I am thinking about altering a silk dress I own so I can wear it to a wedding next weekend. It floor length and I think tea length would be more appropriate for this setting. I have so many dresses I bought to wear once to some semi-formal event that if I could alter one rather than purchasing yet another dress that would be awesome. Is silk hard to sew on - are there precautions I should take?
Try doing an online search using “sewing silk” or some other variation.
Using that search term, I found several helpful sites about sewing silk, one of which is http://www.craftstylish.com/item/918/more-tips-and-tricks-sewing-with-silk.
[QUOTE=vaknitter;1331162]I am thinking about altering a silk dress I own so I can wear it to a wedding next weekend.
My dear, I think sewing on anything is hard. I’m pretty sure that silk would require a special needle plus maybe special thread.
I’m a practical person and if I had to alter something by next week I’d probably change the obvious offending characteristic by drawing the skirt up with some pretty brooches, maybe just in front and then put a gorgeous contrasting knitted stole/shawl with it. If it’s a really fantastic stole who’s going to notice your hemline? Stylists do it all the time. Draw the eye away from one thing by accentuating something else. They make big bucks doing that.
I had a dress made for one of my daughter’s weddings. It was a tea length dress with a full length underskirt. It could be worn either way. Best idea I ever had. Hope a seamstress will post and help out if you really want to hem the dress. I don’t think you’ll ever be able to let it down again.
I haven’t sewn in ages… literally years and years. But I do remember you had be careful the needle was sharp and go fairly slowly so you don’t pull any threads.

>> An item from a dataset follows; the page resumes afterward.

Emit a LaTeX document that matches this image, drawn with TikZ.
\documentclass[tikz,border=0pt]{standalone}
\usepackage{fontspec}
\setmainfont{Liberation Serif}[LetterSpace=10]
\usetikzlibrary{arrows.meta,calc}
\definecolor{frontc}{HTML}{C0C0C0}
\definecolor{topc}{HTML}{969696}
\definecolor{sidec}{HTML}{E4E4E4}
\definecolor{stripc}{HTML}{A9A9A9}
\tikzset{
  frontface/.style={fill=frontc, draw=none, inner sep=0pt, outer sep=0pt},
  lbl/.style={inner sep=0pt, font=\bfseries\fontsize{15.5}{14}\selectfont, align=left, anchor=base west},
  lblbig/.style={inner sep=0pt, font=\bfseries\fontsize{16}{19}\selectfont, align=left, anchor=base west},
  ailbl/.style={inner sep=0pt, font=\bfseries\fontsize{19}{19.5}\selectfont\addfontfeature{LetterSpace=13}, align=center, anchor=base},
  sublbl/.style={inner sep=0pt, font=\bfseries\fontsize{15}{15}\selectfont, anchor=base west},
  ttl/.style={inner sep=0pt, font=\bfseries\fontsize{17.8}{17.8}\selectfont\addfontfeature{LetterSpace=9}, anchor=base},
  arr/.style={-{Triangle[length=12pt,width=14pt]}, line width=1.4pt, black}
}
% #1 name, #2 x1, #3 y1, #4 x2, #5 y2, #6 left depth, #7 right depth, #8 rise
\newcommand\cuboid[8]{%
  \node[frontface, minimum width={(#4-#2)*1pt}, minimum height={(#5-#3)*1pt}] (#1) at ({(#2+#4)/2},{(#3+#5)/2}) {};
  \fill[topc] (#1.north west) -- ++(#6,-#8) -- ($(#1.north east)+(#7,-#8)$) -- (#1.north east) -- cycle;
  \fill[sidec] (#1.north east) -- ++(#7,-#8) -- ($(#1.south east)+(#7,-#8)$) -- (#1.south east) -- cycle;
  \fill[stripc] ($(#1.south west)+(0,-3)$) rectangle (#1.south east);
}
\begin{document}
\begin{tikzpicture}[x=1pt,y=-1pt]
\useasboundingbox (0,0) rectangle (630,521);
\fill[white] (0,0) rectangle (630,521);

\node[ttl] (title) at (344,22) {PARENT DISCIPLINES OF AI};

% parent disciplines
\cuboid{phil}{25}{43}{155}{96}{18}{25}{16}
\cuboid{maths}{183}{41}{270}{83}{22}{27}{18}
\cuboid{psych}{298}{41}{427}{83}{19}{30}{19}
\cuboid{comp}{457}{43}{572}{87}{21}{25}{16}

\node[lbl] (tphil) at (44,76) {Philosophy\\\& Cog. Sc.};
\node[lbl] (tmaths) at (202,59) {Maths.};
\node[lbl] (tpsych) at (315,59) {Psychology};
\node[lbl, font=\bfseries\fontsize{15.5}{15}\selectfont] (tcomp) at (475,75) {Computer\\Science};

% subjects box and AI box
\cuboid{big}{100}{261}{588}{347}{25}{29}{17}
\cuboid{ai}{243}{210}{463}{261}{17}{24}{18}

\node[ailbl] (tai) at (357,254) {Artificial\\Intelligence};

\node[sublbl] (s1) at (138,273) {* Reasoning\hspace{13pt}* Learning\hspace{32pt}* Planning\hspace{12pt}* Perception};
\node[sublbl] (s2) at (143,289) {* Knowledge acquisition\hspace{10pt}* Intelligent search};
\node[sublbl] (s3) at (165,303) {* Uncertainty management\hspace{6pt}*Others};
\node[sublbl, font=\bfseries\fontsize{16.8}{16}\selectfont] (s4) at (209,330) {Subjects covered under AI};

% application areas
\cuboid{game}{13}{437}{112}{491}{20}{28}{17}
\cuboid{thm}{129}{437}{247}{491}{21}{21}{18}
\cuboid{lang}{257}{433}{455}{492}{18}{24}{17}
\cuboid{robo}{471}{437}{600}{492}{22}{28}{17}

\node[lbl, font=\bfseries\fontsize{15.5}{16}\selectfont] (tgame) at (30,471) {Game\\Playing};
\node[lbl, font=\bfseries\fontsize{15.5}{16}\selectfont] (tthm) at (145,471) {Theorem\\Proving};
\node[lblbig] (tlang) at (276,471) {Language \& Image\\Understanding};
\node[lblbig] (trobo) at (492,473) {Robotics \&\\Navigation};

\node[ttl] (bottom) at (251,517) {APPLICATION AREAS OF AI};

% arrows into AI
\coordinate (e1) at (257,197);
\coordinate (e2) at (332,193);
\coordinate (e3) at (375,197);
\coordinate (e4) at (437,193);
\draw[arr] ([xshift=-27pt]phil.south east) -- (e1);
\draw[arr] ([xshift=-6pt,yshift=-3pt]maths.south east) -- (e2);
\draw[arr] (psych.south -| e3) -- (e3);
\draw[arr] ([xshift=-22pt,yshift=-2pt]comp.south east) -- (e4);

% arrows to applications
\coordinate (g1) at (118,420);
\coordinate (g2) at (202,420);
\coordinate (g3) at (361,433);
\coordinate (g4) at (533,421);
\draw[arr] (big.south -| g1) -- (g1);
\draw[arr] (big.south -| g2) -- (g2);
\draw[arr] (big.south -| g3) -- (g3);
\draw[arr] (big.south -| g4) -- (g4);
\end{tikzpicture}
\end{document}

Do you want to machine-stitch or hand-stitch the hem? The method is different for each.
In either case, though, you’ll want to use a bright, shiny, new needle.
For the machine, use a MicroTex Sharp point; do not use a “Universal” point or, worse, a “Ballpoint” needle. Pin the fabric to tissue paper (yes, the kind gifts are often laid in inside the gift box) so that the feed dogs don’t mark the fabric as it travels over them. Use the finest pins (yes, “silk pins”) you have. “Fine” as in small diameter, not necessarily most expensive.
Let me know if you plan to hand-hem it. I have some tricks. (Former costumer, clothing maker not only for myself, probably will start up again now that I’ve lost YES YES YES 50 pounds)
DogCatMom - thank you ! There is quite a lot of fabric and it is in 2 layers (meaning I have to hemx2) and I am not consistent with my hand work so my plan was to use my machine. The dress is brown so thread is easy to match and I don’t think the difference will be noticeable. I have to pick my serger up from being fixed tomorrow so I will check and see if they have the needle you recommended.